- _Short exercise_:
Search the records for the word "this" and report each line that has it.

━━━ Records shown

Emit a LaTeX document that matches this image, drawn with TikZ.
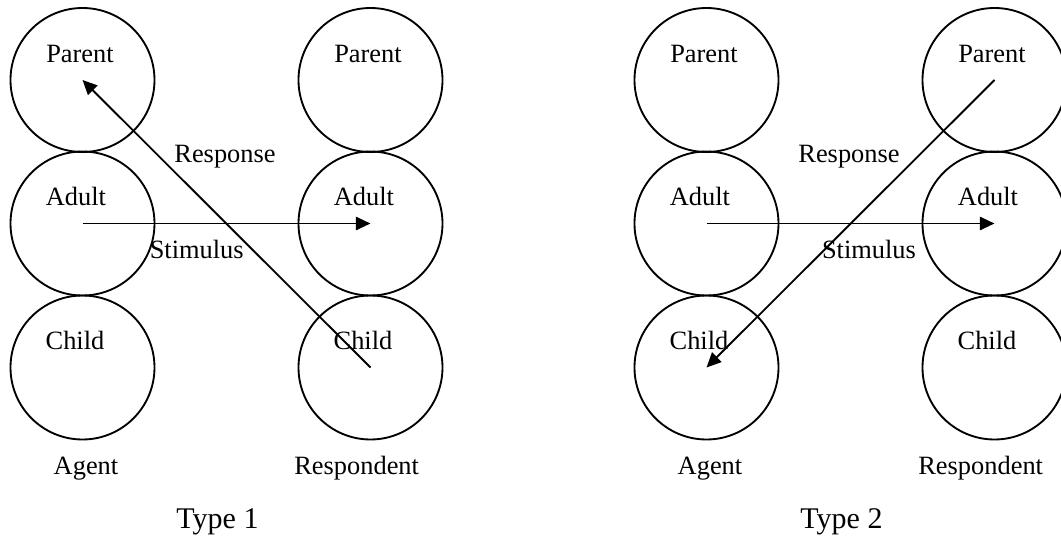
\documentclass[tikz,border=0pt]{standalone}
\usepackage{fontspec}
\setmainfont{Liberation Serif}
\usetikzlibrary{arrows.meta}

\begin{document}
\begin{tikzpicture}[x=0.75pt,y=-0.75pt]
            \tikzset{ego/.style = {draw, circle, line width=1.4pt, minimum size=108pt, inner sep=0pt}}
            \tikzset{role/.style = {anchor=base, inner sep=0pt, font=\fontsize{19.8}{24}\selectfont}}
            \tikzset{title/.style = {anchor=base, inner sep=0pt, font=\fontsize{22.5}{27}\selectfont}}
            \tikzset{edge/.style = {-{Triangle[length=11pt,width=10pt]}, line width=1.4pt}}
            \useasboundingbox (0,0) rectangle (1061,538);

            % ego states
            \foreach \t/\dx in {1/0,2/624}
            {
              \foreach \s/\y/\txt/\off in {P/80/Parent/-2.5,A/223.5/Adult/-6.5,C/367.5/Child/-7.5}
              {
                \node[ego] (a\s\t) at (82.5+\dx,\y) {};
                \node[ego] (r\s\t) at (370.5+\dx,\y) {};
                \node[role] (la\s\t) at (82.5+\dx+\off,\y-17.5) {\txt};
                \node[role] (lr\s\t) at (370.5+\dx+\off,\y-17.5) {\txt};
              }
              \node[role] (ag\t) at (86+\dx,474.5) {Agent};
              \node[role] (re\t) at (356.7+\dx,474.5) {Respondent};
              \node[role] (resp\t) at (225+\dx,162.7) {Response};
              \node[title] (ty\t) at (217.5+\dx,528.3) {Type \t};
            }
            \node[role] (stim1) at (196.7,258.3) {Stimulus};
            \node[role] (stim2) at (869,258.3) {Stimulus};

            % transactions
            \draw[edge] (aA1.center) -- (rA1.center);
            \draw[edge] (rC1.center) -- (aP1.center);
            \draw[edge] (aA2.center) -- (rA2.center);
            \draw[edge] (rP2.center) -- (aC2.center);

          \end{tikzpicture}
\end{document}
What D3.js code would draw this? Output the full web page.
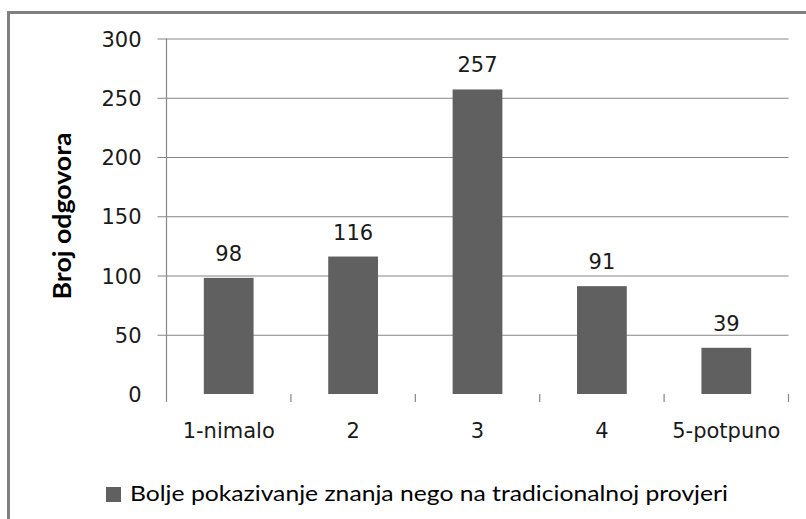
<!DOCTYPE html>
<html>
<head>
<meta charset="utf-8">
<script src="https://cdn.jsdelivr.net/npm/d3@7/dist/d3.min.js"></script>
<style>
  html, body { margin: 0; padding: 0; background: #fff; }
  svg { display: block; }
</style>
</head>
<body>
<svg id="chart" width="806" height="519"></svg>
<script>
// Survey answers: "better demonstration of knowledge than on a traditional test"
const categories = ["1-nimalo", "2", "3", "4", "5-potpuno"];
const values = [98, 116, 257, 91, 39];
const yTicks = [0, 50, 100, 150, 200, 250, 300];
const yTitle = "Broj odgovora";
const seriesName = "Bolje pokazivanje znanja nego na tradicionalnoj provjeri";

const svg = d3.select("#chart");
const barColor = "#606060";
const gridColor = "#868686";
const numFont = "'DejaVu Sans', Verdana, sans-serif";
const textFont = "Lato, 'Open Sans', sans-serif";

// outer chart frame (runs off the right and bottom edges)
svg.append("rect")
  .attr("x", 8.5).attr("y", 12.5)
  .attr("width", 820).attr("height", 530)
  .attr("fill", "none")
  .attr("stroke", "#808080")
  .attr("stroke-width", 3);

const plot = { left: 166.5, right: 788.5, top: 38.5, bottom: 394 };

const x = d3.scaleBand()
  .domain(categories)
  .range([plot.left, plot.right])
  .paddingInner(0.6)
  .paddingOuter(0.3);

const y = d3.scaleLinear()
  .domain([0, 300])
  .range([plot.bottom, plot.top]);

// horizontal gridlines with left tick stubs
const yAxis = d3.axisLeft(y)
  .tickValues(yTicks)
  .tickSize(-(plot.right - plot.left) - 9)
  .tickFormat(d => d);

const gy = svg.append("g")
  .attr("transform", `translate(${plot.right},0)`)
  .call(yAxis);
gy.select(".domain").remove();
gy.selectAll(".tick line")
  .attr("stroke", gridColor)
  .attr("stroke-width", 1.2)
  .attr("x1", 0)
  .attr("x2", -(plot.right - plot.left) - 9)
  .attr("display", d => d === 0 ? "none" : null);
gy.selectAll(".tick text")
  .attr("x", -(plot.right - 141.5))
  .attr("text-anchor", "end")
  .attr("font-family", numFont)
  .attr("font-size", 21)
  .attr("fill", "#1a1a1a")
  .attr("dy", "0.36em");

// vertical value axis line
svg.append("line")
  .attr("x1", plot.left).attr("x2", plot.left)
  .attr("y1", plot.top).attr("y2", plot.bottom + 8)
  .attr("stroke", gridColor)
  .attr("stroke-width", 1.2);

// category boundary ticks
const boundaries = categories.map((c, i) => plot.left + x.step() * (i + 1));
svg.append("g").selectAll("line")
  .data(boundaries)
  .join("line")
  .attr("x1", d => d).attr("x2", d => d)
  .attr("y1", plot.bottom).attr("y2", plot.bottom + 8)
  .attr("stroke", gridColor)
  .attr("stroke-width", 1.2);

// bars
svg.append("g").selectAll("rect")
  .data(values)
  .join("rect")
  .attr("x", (d, i) => x(categories[i]))
  .attr("y", d => y(d))
  .attr("width", x.bandwidth())
  .attr("height", d => y(0) - y(d))
  .attr("fill", barColor);

// value labels
svg.append("g").selectAll("text")
  .data(values)
  .join("text")
  .attr("x", (d, i) => x(categories[i]) + x.bandwidth() / 2)
  .attr("y", d => y(d) - 17)
  .attr("text-anchor", "middle")
  .attr("font-family", numFont)
  .attr("font-size", 21)
  .attr("fill", "#1a1a1a")
  .text(d => d);

// category labels
svg.append("g").selectAll("text")
  .data(categories)
  .join("text")
  .attr("x", d => x(d) + x.bandwidth() / 2)
  .attr("y", 438)
  .attr("text-anchor", "middle")
  .attr("font-family", numFont)
  .attr("font-size", 21)
  .attr("fill", "#1a1a1a")
  .text(d => d);

// value axis title
svg.append("text")
  .attr("transform", "translate(71,216) rotate(-90)")
  .attr("text-anchor", "middle")
  .attr("font-family", textFont)
  .attr("font-weight", "bold")
  .attr("font-size", 24)
  .attr("textLength", 167)
  .attr("lengthAdjust", "spacingAndGlyphs")
  .attr("fill", "#000")
  .text(yTitle);

// legend
svg.append("rect")
  .attr("x", 106).attr("y", 487)
  .attr("width", 15).attr("height", 15)
  .attr("fill", barColor);
svg.append("text")
  .attr("x", 130).attr("y", 501)
  .attr("font-family", textFont)
  .attr("font-size", 22)
  .attr("textLength", 598)
  .attr("lengthAdjust", "spacingAndGlyphs")
  .attr("fill", "#000")
  .text(seriesName);
</script>
</body>
</html>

━━━━━━

- _Answer to the task_:
Emit a LaTeX document that matches this image, drawn with TikZ.
What D3.js code would draw this? Output the full web page.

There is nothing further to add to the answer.